The Dust Bowl, or the Dirty Thirties, two aptly named phrases, describe the 1930s disaster that blew away up to 75% of the midwestern topsoil in the U.S.
The opening of the Transcontinental Railroad in 1869 brought waves of homesteading immigrants to the great plains of the U.S. and Canada. Knowing nothing of the ecology of the plains flatlands, farmers plowed deeply to eradicate the thick native grasses that helped retain moisture and held the soil in place against the wind.
They grazed cattle. They planted wheat. A wet period early in the 20th century encouraged more landholding, more overgrazing, more plowing and planting of wheat.

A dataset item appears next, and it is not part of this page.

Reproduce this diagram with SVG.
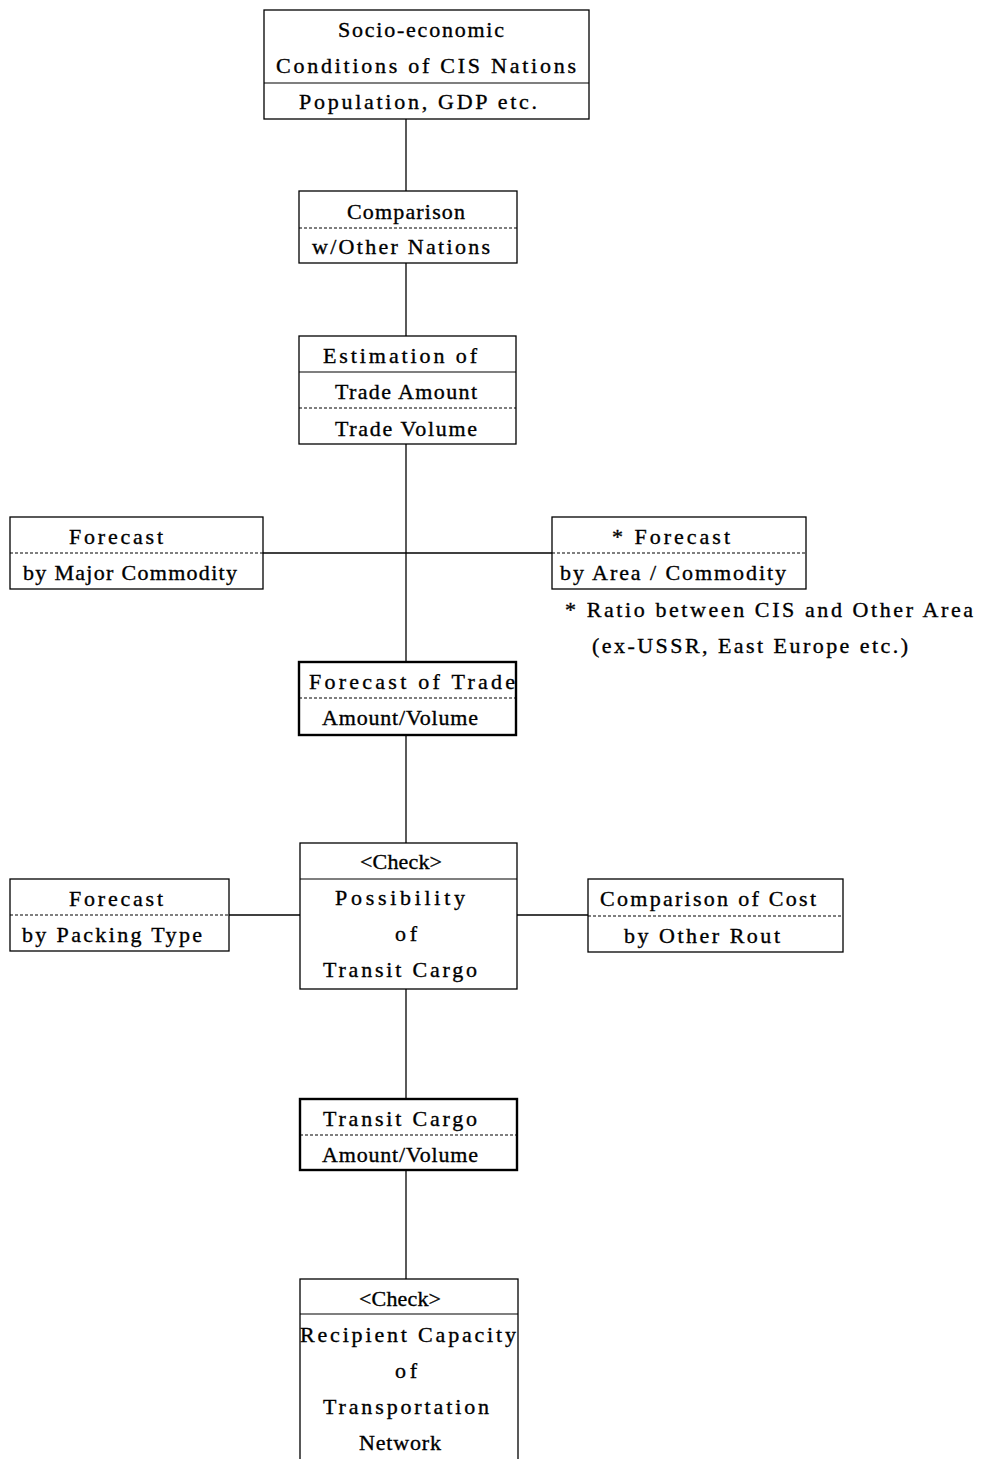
<svg xmlns="http://www.w3.org/2000/svg" width="981" height="1459" viewBox="0 0 981 1459">
  <style>
    .box { fill: #fff; stroke: #000; stroke-width: 1.3; }
    .bold { stroke-width: 2.4; }
    .sep { stroke: #000; stroke-width: 1.2; fill: none; }
    .dash { stroke: #000; stroke-width: 1.2; stroke-dasharray: 3 2; fill: none; }
    .link { stroke: #000; stroke-width: 1.3; fill: none; }
    text { font-family: "Liberation Serif", "DejaVu Serif", serif; font-size: 22px; fill: #000; stroke: #000; stroke-width: 0.35; text-anchor: middle; }
    .left { text-anchor: start; }
  </style>

  <!-- connectors -->
  <g id="connectors">
    <line class="link" x1="406" y1="119" x2="406" y2="191"/>
    <line class="link" x1="406" y1="263" x2="406" y2="336"/>
    <line class="link" x1="406" y1="444" x2="406" y2="662"/>
    <line class="link" x1="263" y1="553" x2="552" y2="553"/>
    <line class="link" x1="406" y1="735" x2="406" y2="843"/>
    <line class="link" x1="229" y1="915" x2="300" y2="915"/>
    <line class="link" x1="517" y1="915" x2="588" y2="915"/>
    <line class="link" x1="406" y1="989" x2="406" y2="1099"/>
    <line class="link" x1="406" y1="1170" x2="406" y2="1279"/>
  </g>

  <!-- socio-economic conditions -->
  <g id="socio">
    <rect class="box" x="264" y="10" width="325" height="109"/>
    <line class="sep" x1="264" y1="83" x2="589" y2="83"/>
    <text x="421" y="37" textLength="166" lengthAdjust="spacing">Socio-economic</text>
    <text x="426" y="73" textLength="300" lengthAdjust="spacing">Conditions of CIS Nations</text>
    <text x="418" y="109" textLength="238" lengthAdjust="spacing">Population, GDP etc.</text>
  </g>

  <!-- comparison with other nations -->
  <g id="comparison">
    <rect class="box" x="299" y="191" width="218" height="72"/>
    <line class="dash" x1="299" y1="228" x2="517" y2="228"/>
    <text x="406" y="219" textLength="118" lengthAdjust="spacing">Comparison</text>
    <text x="401" y="254" textLength="178" lengthAdjust="spacing">w/Other Nations</text>
  </g>

  <!-- estimation of trade -->
  <g id="estimation">
    <rect class="box" x="299" y="336" width="217" height="108"/>
    <line class="sep" x1="299" y1="372" x2="516" y2="372"/>
    <line class="dash" x1="299" y1="408" x2="516" y2="408"/>
    <text x="400" y="363" textLength="154" lengthAdjust="spacing">Estimation of</text>
    <text x="406" y="399" textLength="142" lengthAdjust="spacing">Trade Amount</text>
    <text x="406" y="436" textLength="142" lengthAdjust="spacing">Trade Volume</text>
  </g>

  <!-- forecast by major commodity -->
  <g id="major-commodity">
    <rect class="box" x="10" y="517" width="253" height="72"/>
    <line class="dash" x1="10" y1="553" x2="263" y2="553"/>
    <text x="116" y="544" textLength="94" lengthAdjust="spacing">Forecast</text>
    <text x="130" y="580" textLength="214" lengthAdjust="spacing">by Major Commodity</text>
  </g>

  <!-- forecast by area / commodity -->
  <g id="area-commodity">
    <rect class="box" x="552" y="517" width="254" height="72"/>
    <line class="dash" x1="552" y1="553" x2="806" y2="553"/>
    <text x="671" y="544" textLength="118" lengthAdjust="spacing">* Forecast</text>
    <text x="673" y="580" textLength="226" lengthAdjust="spacing">by Area / Commodity</text>
    <text class="left" x="565" y="617" textLength="408" lengthAdjust="spacing">* Ratio between CIS and Other Area</text>
    <text class="left" x="592" y="653" textLength="316" lengthAdjust="spacing">(ex-USSR, East Europe etc.)</text>
  </g>

  <!-- forecast of trade amount/volume -->
  <g id="forecast-trade">
    <rect class="box bold" x="299" y="662" width="217" height="73"/>
    <line class="dash" x1="299" y1="698" x2="516" y2="698"/>
    <text class="left" x="309" y="689" textLength="206" lengthAdjust="spacing">Forecast of Trade</text>
    <text x="400" y="725" textLength="156" lengthAdjust="spacing">Amount/Volume</text>
  </g>

  <!-- check: possibility of transit cargo -->
  <g id="check-transit">
    <rect class="box" x="300" y="843" width="217" height="146"/>
    <line class="sep" x1="300" y1="879" x2="517" y2="879"/>
    <text x="401" y="869" textLength="82" lengthAdjust="spacing">&lt;Check&gt;</text>
    <text x="400" y="905" textLength="130" lengthAdjust="spacing">Possibility</text>
    <text x="406" y="941" textLength="22" lengthAdjust="spacing">of</text>
    <text x="400" y="977" textLength="154" lengthAdjust="spacing">Transit Cargo</text>
  </g>

  <!-- forecast by packing type -->
  <g id="packing-type">
    <rect class="box" x="10" y="879" width="219" height="72"/>
    <line class="dash" x1="10" y1="915" x2="229" y2="915"/>
    <text x="116" y="906" textLength="94" lengthAdjust="spacing">Forecast</text>
    <text x="112" y="942" textLength="180" lengthAdjust="spacing">by Packing Type</text>
  </g>

  <!-- comparison of cost -->
  <g id="cost">
    <rect class="box" x="588" y="879" width="255" height="73"/>
    <line class="dash" x1="588" y1="916" x2="843" y2="916"/>
    <text x="708" y="906" textLength="216" lengthAdjust="spacing">Comparison of Cost</text>
    <text x="702" y="943" textLength="156" lengthAdjust="spacing">by Other Rout</text>
  </g>

  <!-- transit cargo amount/volume -->
  <g id="transit-amount">
    <rect class="box bold" x="300" y="1099" width="217" height="71"/>
    <line class="dash" x1="300" y1="1135" x2="517" y2="1135"/>
    <text x="400" y="1126" textLength="154" lengthAdjust="spacing">Transit Cargo</text>
    <text x="400" y="1162" textLength="156" lengthAdjust="spacing">Amount/Volume</text>
  </g>

  <!-- check: recipient capacity -->
  <g id="check-capacity">
    <rect class="box" x="300" y="1279" width="218" height="190"/>
    <line class="sep" x1="300" y1="1314" x2="518" y2="1314"/>
    <text x="400" y="1306" textLength="82" lengthAdjust="spacing">&lt;Check&gt;</text>
    <text x="408" y="1342" textLength="216" lengthAdjust="spacing">Recipient Capacity</text>
    <text x="406" y="1378" textLength="22" lengthAdjust="spacing">of</text>
    <text x="406" y="1414" textLength="166" lengthAdjust="spacing">Transportation</text>
    <text x="400" y="1450" textLength="82" lengthAdjust="spacing">Network</text>
  </g>
</svg>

Then the drought arrived with the 1929 worldwide depression. The drought dried the topsoil of Oklahoma and parts of Texas, New Mexico, Colorado, Kansas, and the Canadian plains and pulverized it into dust.
The black blizzards of dust stripped and eroded the topsoil and blew it in massive clouds sometimes as far as the east coast.

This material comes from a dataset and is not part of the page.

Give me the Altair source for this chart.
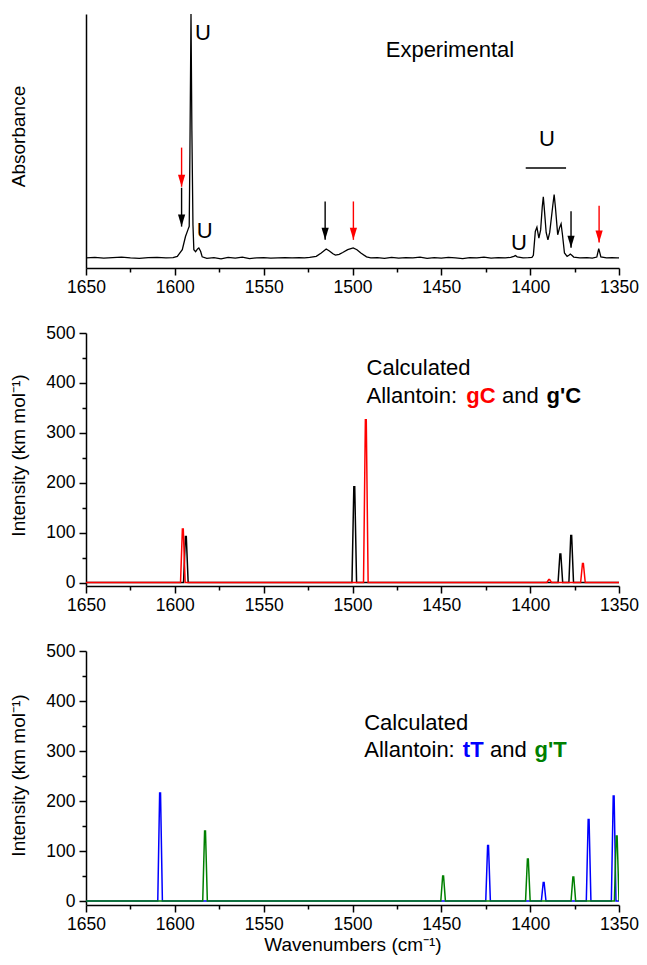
import altair as alt
import pandas as pd

FONT = "Liberation Sans"

# ---------------- Experimental spectrum ----------------
exp_wn = [1650, 1645, 1640, 1635, 1630, 1625, 1620, 1615, 1610, 1605, 1601,
          1598.6, 1595.8, 1594.0, 1592.6, 1591.9, 1591.5, 1590.9, 1590.4, 1589.8,
          1589.3, 1588.3, 1587.2, 1586.5, 1585.5, 1584.6,
          1582, 1578, 1574, 1570, 1566, 1562, 1558, 1554, 1550, 1546, 1542, 1538,
          1534, 1530, 1527, 1524.1, 1520.4, 1517.6, 1514.8, 1513, 1511, 1509.6,
          1507.5, 1505.5, 1502.7, 1499.6, 1497.5, 1495.3, 1492.1, 1489.7,
          1486, 1482, 1478, 1474, 1470, 1466, 1462, 1458, 1454, 1450, 1446, 1442,
          1438, 1434, 1430, 1426, 1422, 1418, 1414, 1411, 1409.2, 1408.3, 1407.3,
          1404, 1401, 1399, 1398.2, 1397.1, 1396.2, 1395.1, 1394.1, 1393.2, 1392.6,
          1392.0, 1391.0, 1390.0, 1389.0, 1387.2, 1386.5, 1385.8, 1384.5, 1383.4,
          1382.6, 1381.8, 1380.7, 1379.2, 1378.2, 1377.4, 1376.4, 1375.5,
          1372, 1368, 1365, 1362.5, 1361.4, 1360.2, 1357, 1354, 1351, 1350]
exp_abs = [0.040, 0.042, 0.039, 0.041, 0.043, 0.040, 0.038, 0.041, 0.042, 0.040, 0.041,
           0.046, 0.072, 0.124, 0.151, 0.164, 0.46, 1.0, 0.54, 0.17,
           0.072, 0.064, 0.075, 0.079, 0.066, 0.044,
           0.038, 0.041, 0.036, 0.042, 0.039, 0.043, 0.037, 0.040, 0.041, 0.039, 0.040, 0.041,
           0.040, 0.041, 0.040, 0.042, 0.046, 0.059, 0.075, 0.067, 0.056, 0.051,
           0.054, 0.061, 0.072, 0.079, 0.072, 0.059, 0.044, 0.040,
           0.041, 0.038, 0.042, 0.039, 0.041, 0.040, 0.043, 0.038, 0.041, 0.039, 0.042, 0.040,
           0.037, 0.041, 0.040, 0.043, 0.039, 0.041, 0.040, 0.042, 0.046, 0.049, 0.044,
           0.040, 0.041, 0.042, 0.050, 0.144, 0.161, 0.118, 0.150, 0.240, 0.280,
           0.230, 0.140, 0.111, 0.140, 0.250, 0.289, 0.240, 0.131, 0.160,
           0.174, 0.130, 0.059, 0.046, 0.050, 0.055, 0.049, 0.043,
           0.040, 0.041, 0.039, 0.043, 0.076, 0.044, 0.040, 0.041, 0.040, 0.040]

# ---------------- Calculated peaks ----------------
gC_pos = [1595.5, 1492.5, 1389.3, 1370.3]
gC_int = [107, 326, 6, 38]
gpC_pos = [1593.8, 1499.0, 1383.0, 1376.9]
gpC_int = [92, 192, 57, 94]
tT_pos = [1608.3, 1423.7, 1392.4, 1367.1, 1353.0]
tT_int = [216, 111, 37, 163, 210]
gpT_pos = [1583.0, 1449.0, 1401.3, 1375.7, 1351.3]
gpT_int = [140, 50, 84, 48, 130]

# ---------------- Annotations (top panel) ----------------
arrow_wn = [1596.2, 1596.2, 1515.4, 1499.5, 1377.0, 1361.2]
arrow_top = [0.474, 0.316, 0.262, 0.262, 0.223, 0.245]
arrow_tip = [0.320, 0.163, 0.111, 0.111, 0.080, 0.100]
arrow_color = ["#ff0000", "#000000", "#000000", "#ff0000", "#000000", "#ff0000"]

u_wn = [1584.2, 1583.2, 1406.3, 1390.5]
u_abs = [0.899, 0.119, 0.072, 0.479]
u_bar_wn = [1402.5]
u_bar_wn2 = [1379.8]
u_bar_abs = [0.394]

exp_label = ["Experimental"]
exp_label_wn = [1481.3]
exp_label_abs = [0.831]

# ---------------- Annotations (calculated panels) ----------------
mid_text = ["Calculated", "Allantoin:", "gC", "and", "g'C"]
mid_text_wn = [1492.1, 1492.1, 1436.0, 1415.9, 1390.8]
mid_text_val = [415, 359, 359, 359, 359]
mid_text_color = ["#000000", "#000000", "#ff0000", "#000000", "#000000"]
mid_text_bold = [False, False, True, False, True]

bot_text = ["Calculated", "Allantoin:", "tT", "and", "g'T"]
bot_text_wn = [1493.4, 1493.4, 1437.9, 1422.6, 1397.5]
bot_text_val = [342, 289, 289, 289, 289]
bot_text_color = ["#000000", "#000000", "#0000ff", "#000000", "#008000"]
bot_text_bold = [False, False, True, False, True]

x_ticks = list(range(1350, 1651, 25))
y_ticks = list(range(0, 501, 50))

RED, BLACK, BLUE, GREEN = "#ff0000", "#000000", "#0000ff", "#008000"
PLOT_W = 533
TITLE_X = -62


def spectrum(pos, inten):
    rows = [(1650.0, 0.0)]
    for p, h in sorted(zip(pos, inten), reverse=True):
        rows += [(p + 1.3, 0.0), (p + 0.25, h), (p - 0.25, h), (p - 1.3, 0.0)]
    rows.append((1350.0, 0.0))
    return pd.DataFrame({"wn": [r[0] for r in rows], "val": [r[1] for r in rows],
                         "i": list(range(len(rows)))})


x_scale = alt.Scale(domain=[1350, 1650], reverse=True, nice=False, zero=False)


def make_x(title=None):
    ax = alt.Axis(values=x_ticks, format="d",
                  labelExpr="datum.value % 50 == 0 ? datum.label : ''",
                  tickSize={"condition": {"test": "datum.value % 50 == 0", "value": 7}, "value": 4},
                  labelPadding=3, labelFlush=False, labelOverlap=False,
                  title=title, titlePadding=3)
    return alt.X("wn:Q", scale=x_scale, axis=ax)


def make_y_calc(domain_min, title_y):
    ax = alt.Axis(values=y_ticks, format="d",
                  labelExpr="datum.value % 100 == 0 ? datum.label : ''",
                  tickSize={"condition": {"test": "datum.value % 100 == 0", "value": 7}, "value": 4},
                  labelPadding=4, labelOverlap=False, labelFlush=False,
                  title="Intensity (km mol⁻¹)", titleX=TITLE_X, titleY=title_y,
                  titleBaseline="alphabetic")
    return alt.Y("val:Q", scale=alt.Scale(domain=[domain_min, 500], nice=False, zero=False), axis=ax)


# ---------------- Top panel ----------------
X_top = make_x(None)
Y_top = alt.Y("val:Q", scale=alt.Scale(domain=[0, 1], nice=False, zero=False),
              axis=alt.Axis(title="Absorbance", ticks=False, labels=False,
                            titleX=TITLE_X, titleY=122, titleBaseline="alphabetic"))

exp_df = pd.DataFrame({"wn": exp_wn, "val": exp_abs, "i": list(range(len(exp_wn)))})
trace = alt.Chart(exp_df).mark_line(color=BLACK, strokeWidth=1.3, clip=True).encode(
    x=X_top, y=Y_top, order="i:Q")

arr_df = pd.DataFrame({"wn": arrow_wn, "val": arrow_top, "val2": arrow_tip, "tip": arrow_tip,
                       "c": arrow_color})
shafts = alt.Chart(arr_df).mark_rule(strokeWidth=1.4).encode(
    x=X_top, y=Y_top, y2="val2:Q", color=alt.Color("c:N", scale=None))
heads = alt.Chart(arr_df).mark_point(shape="M -0.3 -1 L 0.3 -1 L 0 0 Z", size=576,
                                     filled=True, opacity=1, strokeWidth=0).encode(
    x=X_top, y=alt.Y("tip:Q"), color=alt.Color("c:N", scale=None))

u_df = pd.DataFrame({"wn": u_wn, "val": u_abs, "t": ["U"] * len(u_wn)})
u_txt = alt.Chart(u_df).mark_text(font=FONT, fontSize=22, align="center",
                                  baseline="alphabetic", color=BLACK).encode(
    x=X_top, y=Y_top, text="t:N")
bar_df = pd.DataFrame({"wn": u_bar_wn, "wn2": u_bar_wn2, "val": u_bar_abs})
u_bar = alt.Chart(bar_df).mark_rule(strokeWidth=1.5, color=BLACK).encode(
    x=X_top, x2="wn2:Q", y=Y_top)
expl_df = pd.DataFrame({"wn": exp_label_wn, "val": exp_label_abs, "t": exp_label})
exp_txt = alt.Chart(expl_df).mark_text(font=FONT, fontSize=22, align="left",
                                       baseline="alphabetic", color=BLACK).encode(
    x=X_top, y=Y_top, text="t:N")

top = alt.layer(trace, shafts, heads, u_txt, u_bar, exp_txt).properties(width=PLOT_W, height=254)


# ---------------- Calculated panels ----------------
def calc_panel(series, texts, tx, ty, tc, tb, dmin, height, title_y, x_title):
    X = make_x(x_title)
    Y = make_y_calc(dmin, title_y)
    layers = []
    for pos, inten, col in series:
        df = spectrum(pos, inten)
        layers.append(alt.Chart(df).mark_line(color=col, strokeWidth=1.5, clip=True).encode(
            x=X, y=Y, order="i:Q"))
    tdf = pd.DataFrame({"wn": tx, "val": ty, "t": texts, "c": tc, "b": tb})
    for bold in (False, True):
        sub = tdf[tdf["b"] == bold]
        mark = alt.Chart(sub).mark_text(font=FONT, fontSize=22, align="left",
                                        baseline="alphabetic",
                                        fontWeight="bold" if bold else "normal")
        layers.append(mark.encode(x=X, y=Y, text="t:N", color=alt.Color("c:N", scale=None)))
    return alt.layer(*layers).properties(width=PLOT_W, height=height)


mid = calc_panel([(gpC_pos, gpC_int, BLACK), (gC_pos, gC_int, RED)],
                 mid_text, mid_text_wn, mid_text_val, mid_text_color, mid_text_bold,
                 -7, 253, 122, None)
bot = calc_panel([(tT_pos, tT_int, BLUE), (gpT_pos, gpT_int, GREEN)],
                 bot_text, bot_text_wn, bot_text_val, bot_text_color, bot_text_bold,
                 -8, 254, 124, "Wavenumbers (cm⁻¹)")

chart = alt.vconcat(top, mid, bot, spacing=65, bounds="flush").properties(
    padding={"left": 0, "top": 6, "right": 0, "bottom": 0}
).configure_view(stroke=None).configure_axis(
    grid=False, domainColor=BLACK, domainWidth=1.5, tickColor=BLACK, tickWidth=1.5,
    labelFont=FONT, labelFontSize=17.5, labelColor=BLACK,
    titleFont=FONT, titleFontSize=19, titleFontWeight="normal", titleColor=BLACK
)

chart.save("out.html", embed_options={"renderer": "svg", "actions": False})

Families forced to abandon their farms headed to the west coast to find work. Many from Oklahoma, known as Okies, settled in California. The pathos of their journey has been memorialized in John Steinbeck’s gripping novel, The Grapes of Wrath. Some moved as far north as Oregon and Washington.
These states, contending with their own misery had nothing to offer the despairing migrants. My father Hans Pederson, a builder of Seattle landmarks, also suffered bankruptcy after building the King County Courthouse in 1929. In spite of his reputation, the banks wouldn’t lend him any money. They had none to lend.